Without altering anything, output the material below.

_Dataset excerpt_.
● ● ● ●

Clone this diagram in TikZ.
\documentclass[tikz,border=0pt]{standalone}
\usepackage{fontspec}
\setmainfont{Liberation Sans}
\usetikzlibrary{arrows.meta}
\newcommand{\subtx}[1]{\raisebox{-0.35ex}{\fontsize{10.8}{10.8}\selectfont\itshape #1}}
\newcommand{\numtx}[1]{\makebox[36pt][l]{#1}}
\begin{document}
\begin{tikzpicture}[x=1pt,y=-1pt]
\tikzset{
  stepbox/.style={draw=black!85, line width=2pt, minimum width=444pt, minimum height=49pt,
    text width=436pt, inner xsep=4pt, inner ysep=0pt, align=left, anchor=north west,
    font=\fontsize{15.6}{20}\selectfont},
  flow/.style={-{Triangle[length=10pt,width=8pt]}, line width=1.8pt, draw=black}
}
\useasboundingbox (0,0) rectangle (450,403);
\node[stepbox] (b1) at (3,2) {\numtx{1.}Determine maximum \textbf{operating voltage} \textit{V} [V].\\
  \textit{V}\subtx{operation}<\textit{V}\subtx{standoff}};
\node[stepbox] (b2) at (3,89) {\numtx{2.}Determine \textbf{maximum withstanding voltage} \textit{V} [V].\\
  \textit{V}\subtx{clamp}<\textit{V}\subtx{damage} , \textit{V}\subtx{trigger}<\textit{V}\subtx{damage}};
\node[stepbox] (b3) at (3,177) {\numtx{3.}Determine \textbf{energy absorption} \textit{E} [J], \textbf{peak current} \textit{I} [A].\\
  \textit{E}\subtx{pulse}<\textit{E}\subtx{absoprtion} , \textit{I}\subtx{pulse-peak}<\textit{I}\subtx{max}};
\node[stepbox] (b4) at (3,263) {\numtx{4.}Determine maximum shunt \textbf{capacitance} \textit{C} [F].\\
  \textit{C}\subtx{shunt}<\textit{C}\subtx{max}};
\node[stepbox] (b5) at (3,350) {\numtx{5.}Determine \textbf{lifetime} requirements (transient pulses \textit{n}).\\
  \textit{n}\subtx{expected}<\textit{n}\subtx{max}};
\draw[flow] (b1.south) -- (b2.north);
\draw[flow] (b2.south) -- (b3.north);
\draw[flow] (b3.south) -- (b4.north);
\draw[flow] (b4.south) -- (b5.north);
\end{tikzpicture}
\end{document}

● ● ● ●

_Written solution_.
Clone this diagram in TikZ.
\documentclass[tikz,border=0pt]{standalone}
\usepackage{fontspec}
\setmainfont{Liberation Sans}
\usetikzlibrary{arrows.meta}
\newcommand{\subtx}[1]{\raisebox{-0.35ex}{\fontsize{10.8}{10.8}\selectfont\itshape #1}}
\newcommand{\numtx}[1]{\makebox[36pt][l]{#1}}
\begin{document}
\begin{tikzpicture}[x=1pt,y=-1pt]
\tikzset{
  stepbox/.style={draw=black!85, line width=2pt, minimum width=444pt, minimum height=49pt,
    text width=436pt, inner xsep=4pt, inner ysep=0pt, align=left, anchor=north west,
    font=\fontsize{15.6}{20}\selectfont},
  flow/.style={-{Triangle[length=10pt,width=8pt]}, line width=1.8pt, draw=black}
}
\useasboundingbox (0,0) rectangle (450,403);
\node[stepbox] (b1) at (3,2) {\numtx{1.}Determine maximum \textbf{operating voltage} \textit{V} [V].\\
  \textit{V}\subtx{operation}<\textit{V}\subtx{standoff}};
\node[stepbox] (b2) at (3,89) {\numtx{2.}Determine \textbf{maximum withstanding voltage} \textit{V} [V].\\
  \textit{V}\subtx{clamp}<\textit{V}\subtx{damage} , \textit{V}\subtx{trigger}<\textit{V}\subtx{damage}};
\node[stepbox] (b3) at (3,177) {\numtx{3.}Determine \textbf{energy absorption} \textit{E} [J], \textbf{peak current} \textit{I} [A].\\
  \textit{E}\subtx{pulse}<\textit{E}\subtx{absoprtion} , \textit{I}\subtx{pulse-peak}<\textit{I}\subtx{max}};
\node[stepbox] (b4) at (3,263) {\numtx{4.}Determine maximum shunt \textbf{capacitance} \textit{C} [F].\\
  \textit{C}\subtx{shunt}<\textit{C}\subtx{max}};
\node[stepbox] (b5) at (3,350) {\numtx{5.}Determine \textbf{lifetime} requirements (transient pulses \textit{n}).\\
  \textit{n}\subtx{expected}<\textit{n}\subtx{max}};
\draw[flow] (b1.south) -- (b2.north);
\draw[flow] (b2.south) -- (b3.north);
\draw[flow] (b3.south) -- (b4.north);
\draw[flow] (b4.south) -- (b5.north);
\end{tikzpicture}
\end{document}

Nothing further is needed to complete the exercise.